— BEGIN Source records —

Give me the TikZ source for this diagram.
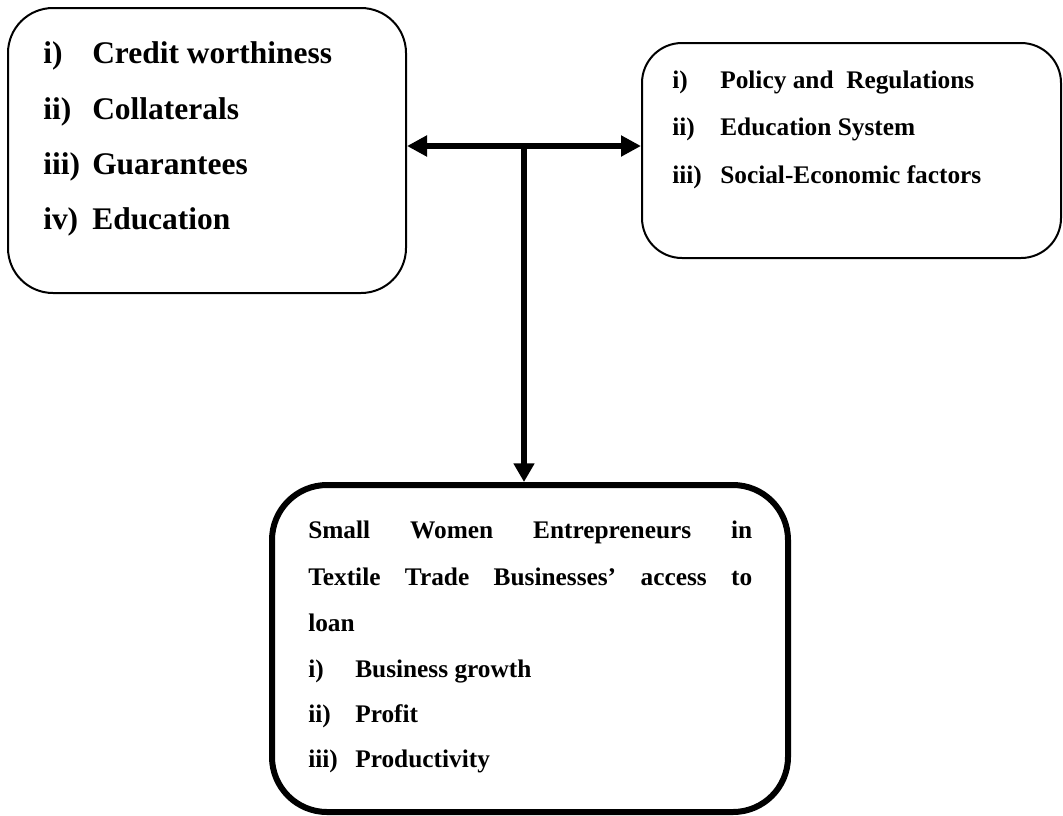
\documentclass[tikz,border=0pt]{standalone}
\usepackage{fontspec}
\setmainfont{Liberation Serif}
\usetikzlibrary{arrows.meta}
\begin{document}
\begin{tikzpicture}[x=0.75pt,y=-0.75pt,
  box/.style={draw, rectangle, inner sep=0pt},
  thinbox/.style={box, line width=1.5pt},
  thickbox/.style={box, line width=4.5pt},
  big/.style={anchor=base west, inner sep=0pt, font=\fontsize{23.6pt}{28pt}\selectfont\bfseries},
  mid/.style={anchor=base west, inner sep=0pt, font=\fontsize{19pt}{23pt}\selectfont\bfseries},
  link/.style={line width=4.5pt},
  dbl/.style={link, {Triangle[length=15pt,width=15pt]}-{Triangle[length=15pt,width=15pt]}},
  down/.style={link, -{Triangle[length=14pt,width=15pt]}}
]
\useasboundingbox (0,0) rectangle (1063,815);

% boxes
\node[thinbox, rounded corners=33.75pt, minimum width=298.5pt, minimum height=213.75pt] (lbox) at (207,150.5) {};
\node[thinbox, rounded corners=30pt, minimum width=314.25pt, minimum height=161.25pt] (rbox) at (851.5,150.5) {};
\node[thickbox, rounded corners=41.25pt, minimum width=387pt, minimum height=245.25pt] (bbox) at (530,648.5) {};

% left box items
\node[big] (l1n) at (43,63) {i)};   \node[big] (l1t) at (92,63) {Credit worthiness};
\node[big] (l2n) at (43,119) {ii)};  \node[big] (l2t) at (92,119) {Collaterals};
\node[big] (l3n) at (43,174) {iii)}; \node[big] (l3t) at (92,174) {Guarantees};
\node[big] (l4n) at (43,229) {iv)};  \node[big] (l4t) at (92,229) {Education};

% right box items
\node[mid] (r1n) at (672,88) {i)};   \node[mid] (r1t) at (720,88) {Policy and\ \ Regulations};
\node[mid] (r2n) at (672,135) {ii)};  \node[mid] (r2t) at (720,135) {Education System};
\node[mid] (r3n) at (672,183) {iii)}; \node[mid] (r3t) at (720,183) {Social-Economic factors};

% bottom box text
\node[mid] (b1) at (308,538) {\hbox to 333pt{Small\hfill Women\hfill Entrepreneurs\hfill in}};
\node[mid] (b2) at (308,585) {\hbox to 333pt{Textile\hfill Trade\hfill Businesses’\hfill access\hfill to}};
\node[mid] (b3) at (308,631) {loan};
\node[mid] (b4n) at (308,677) {i)};   \node[mid] (b4t) at (355,677) {Business growth};
\node[mid] (b5n) at (308,722) {ii)};  \node[mid] (b5t) at (355,722) {Profit};
\node[mid] (b6n) at (308,767) {iii)}; \node[mid] (b6t) at (355,767) {Productivity};

% connectors
\coordinate (jn) at (524,146);
\draw[dbl] (lbox.east |- jn) -- (rbox.west |- jn);
\draw[down] (jn) -- (jn |- bbox.north);
\end{tikzpicture}
\end{document}
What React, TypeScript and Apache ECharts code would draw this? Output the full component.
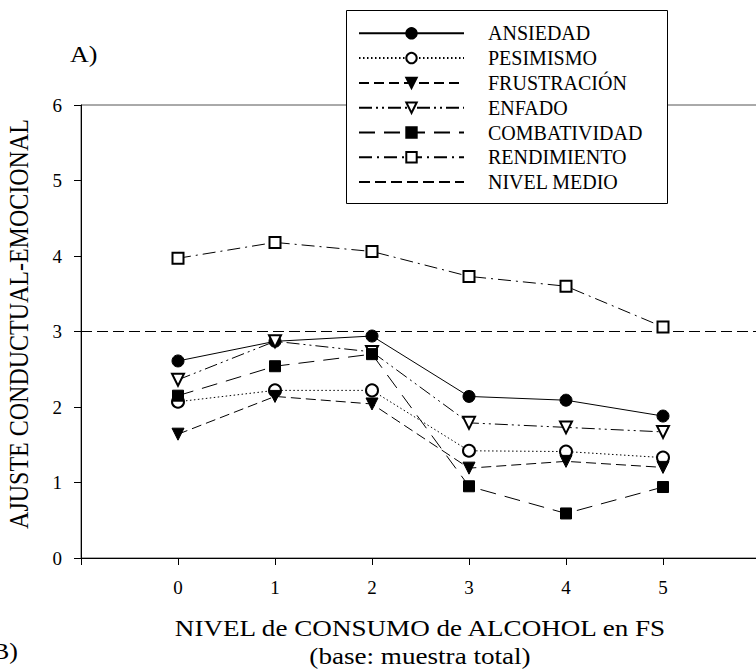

— END Source records —

Every line from the top of the material above through the line with "rounded corners=41.25pt, minimum" should be duplicated exactly, please; leave out the pictures.

## Solved problem
Give me the TikZ source for this diagram.
\documentclass[tikz,border=0pt]{standalone}
\usepackage{fontspec}
\setmainfont{Liberation Serif}
\usetikzlibrary{arrows.meta}
\begin{document}
\begin{tikzpicture}[x=0.75pt,y=-0.75pt,
  box/.style={draw, rectangle, inner sep=0pt},
  thinbox/.style={box, line width=1.5pt},
  thickbox/.style={box, line width=4.5pt},
  big/.style={anchor=base west, inner sep=0pt, font=\fontsize{23.6pt}{28pt}\selectfont\bfseries},
  mid/.style={anchor=base west, inner sep=0pt, font=\fontsize{19pt}{23pt}\selectfont\bfseries},
  link/.style={line width=4.5pt},
  dbl/.style={link, {Triangle[length=15pt,width=15pt]}-{Triangle[length=15pt,width=15pt]}},
  down/.style={link, -{Triangle[length=14pt,width=15pt]}}
]
\useasboundingbox (0,0) rectangle (1063,815);

% boxes
\node[thinbox, rounded corners=33.75pt, minimum width=298.5pt, minimum height=213.75pt] (lbox) at (207,150.5) {};
\node[thinbox, rounded corners=30pt, minimum width=314.25pt, minimum height=161.25pt] (rbox) at (851.5,150.5) {};
\node[thickbox, rounded corners=41.25pt, minimum width=387pt, minimum height=245.25pt] (bbox) at (530,648.5) {};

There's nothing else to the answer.